• REQUIRED TASK:
Repeat the lines below exactly as they appear, but leave out the images.

-- start of DATA EXTRACT --

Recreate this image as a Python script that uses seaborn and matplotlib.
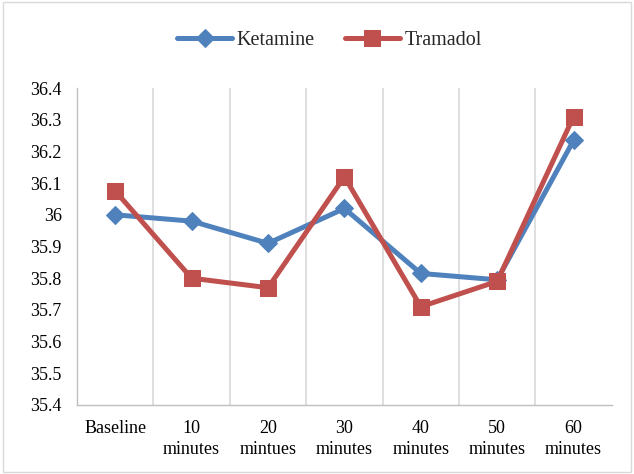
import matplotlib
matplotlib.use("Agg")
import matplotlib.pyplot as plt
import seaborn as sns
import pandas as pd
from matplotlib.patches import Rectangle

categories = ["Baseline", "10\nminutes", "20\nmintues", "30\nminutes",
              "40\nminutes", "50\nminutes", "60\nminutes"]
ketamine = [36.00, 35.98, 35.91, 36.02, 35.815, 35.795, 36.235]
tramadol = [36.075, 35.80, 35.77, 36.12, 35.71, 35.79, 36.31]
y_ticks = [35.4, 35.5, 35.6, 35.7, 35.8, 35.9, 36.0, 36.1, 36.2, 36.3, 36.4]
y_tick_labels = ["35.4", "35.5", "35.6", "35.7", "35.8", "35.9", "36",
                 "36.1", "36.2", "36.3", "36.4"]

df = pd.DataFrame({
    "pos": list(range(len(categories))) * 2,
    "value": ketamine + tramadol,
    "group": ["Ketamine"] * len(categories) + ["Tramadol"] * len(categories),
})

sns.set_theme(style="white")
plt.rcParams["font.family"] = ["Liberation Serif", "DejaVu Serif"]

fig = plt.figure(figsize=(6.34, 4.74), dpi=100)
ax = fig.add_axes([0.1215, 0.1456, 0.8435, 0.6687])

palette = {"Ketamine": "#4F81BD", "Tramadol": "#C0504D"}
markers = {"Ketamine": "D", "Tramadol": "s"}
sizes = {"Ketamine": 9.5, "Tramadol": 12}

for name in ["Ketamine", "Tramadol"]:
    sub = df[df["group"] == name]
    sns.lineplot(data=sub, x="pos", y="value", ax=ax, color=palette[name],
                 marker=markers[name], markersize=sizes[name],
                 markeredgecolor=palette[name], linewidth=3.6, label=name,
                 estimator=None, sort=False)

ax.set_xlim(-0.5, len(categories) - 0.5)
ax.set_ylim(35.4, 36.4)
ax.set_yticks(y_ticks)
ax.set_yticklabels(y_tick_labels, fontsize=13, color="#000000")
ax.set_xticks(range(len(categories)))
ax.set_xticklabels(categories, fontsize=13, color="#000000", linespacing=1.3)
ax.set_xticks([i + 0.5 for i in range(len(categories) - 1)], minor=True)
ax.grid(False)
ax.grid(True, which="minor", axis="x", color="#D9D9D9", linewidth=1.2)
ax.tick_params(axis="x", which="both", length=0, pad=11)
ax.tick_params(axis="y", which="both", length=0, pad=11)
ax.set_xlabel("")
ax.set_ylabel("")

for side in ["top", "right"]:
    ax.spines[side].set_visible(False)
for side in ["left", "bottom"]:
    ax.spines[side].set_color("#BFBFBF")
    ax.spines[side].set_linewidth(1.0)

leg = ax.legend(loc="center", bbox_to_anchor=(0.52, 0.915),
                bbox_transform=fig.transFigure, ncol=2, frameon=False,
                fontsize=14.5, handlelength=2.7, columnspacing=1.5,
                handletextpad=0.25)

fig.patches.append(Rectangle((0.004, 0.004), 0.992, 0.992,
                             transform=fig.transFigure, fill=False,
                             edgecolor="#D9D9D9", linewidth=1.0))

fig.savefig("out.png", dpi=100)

-- end of DATA EXTRACT --

• RESPONSE FOR THIS EXERCISE:
Recreate this image as a Python script that uses seaborn and matplotlib.
import matplotlib
matplotlib.use("Agg")
import matplotlib.pyplot as plt
import seaborn as sns
import pandas as pd
from matplotlib.patches import Rectangle

categories = ["Baseline", "10\nminutes", "20\nmintues", "30\nminutes",
              "40\nminutes", "50\nminutes", "60\nminutes"]
ketamine = [36.00, 35.98, 35.91, 36.02, 35.815, 35.795, 36.235]
tramadol = [36.075, 35.80, 35.77, 36.12, 35.71, 35.79, 36.31]
y_ticks = [35.4, 35.5, 35.6, 35.7, 35.8, 35.9, 36.0, 36.1, 36.2, 36.3, 36.4]
y_tick_labels = ["35.4", "35.5", "35.6", "35.7", "35.8", "35.9", "36",
                 "36.1", "36.2", "36.3", "36.4"]

df = pd.DataFrame({
    "pos": list(range(len(categories))) * 2,
    "value": ketamine + tramadol,
    "group": ["Ketamine"] * len(categories) + ["Tramadol"] * len(categories),
})

sns.set_theme(style="white")
plt.rcParams["font.family"] = ["Liberation Serif", "DejaVu Serif"]

fig = plt.figure(figsize=(6.34, 4.74), dpi=100)
ax = fig.add_axes([0.1215, 0.1456, 0.8435, 0.6687])

palette = {"Ketamine": "#4F81BD", "Tramadol": "#C0504D"}
markers = {"Ketamine": "D", "Tramadol": "s"}
sizes = {"Ketamine": 9.5, "Tramadol": 12}

for name in ["Ketamine", "Tramadol"]:
    sub = df[df["group"] == name]
    sns.lineplot(data=sub, x="pos", y="value", ax=ax, color=palette[name],
                 marker=markers[name], markersize=sizes[name],
                 markeredgecolor=palette[name], linewidth=3.6, label=name,
                 estimator=None, sort=False)

ax.set_xlim(-0.5, len(categories) - 0.5)
ax.set_ylim(35.4, 36.4)
ax.set_yticks(y_ticks)
ax.set_yticklabels(y_tick_labels, fontsize=13, color="#000000")
ax.set_xticks(range(len(categories)))
ax.set_xticklabels(categories, fontsize=13, color="#000000", linespacing=1.3)
ax.set_xticks([i + 0.5 for i in range(len(categories) - 1)], minor=True)
ax.grid(False)
ax.grid(True, which="minor", axis="x", color="#D9D9D9", linewidth=1.2)
ax.tick_params(axis="x", which="both", length=0, pad=11)
ax.tick_params(axis="y", which="both", length=0, pad=11)
ax.set_xlabel("")
ax.set_ylabel("")

for side in ["top", "right"]:
    ax.spines[side].set_visible(False)
for side in ["left", "bottom"]:
    ax.spines[side].set_color("#BFBFBF")
    ax.spines[side].set_linewidth(1.0)

leg = ax.legend(loc="center", bbox_to_anchor=(0.52, 0.915),
                bbox_transform=fig.transFigure, ncol=2, frameon=False,
                fontsize=14.5, handlelength=2.7, columnspacing=1.5,
                handletextpad=0.25)

fig.patches.append(Rectangle((0.004, 0.004), 0.992, 0.992,
                             transform=fig.transFigure, fill=False,
                             edgecolor="#D9D9D9", linewidth=1.0))

fig.savefig("out.png", dpi=100)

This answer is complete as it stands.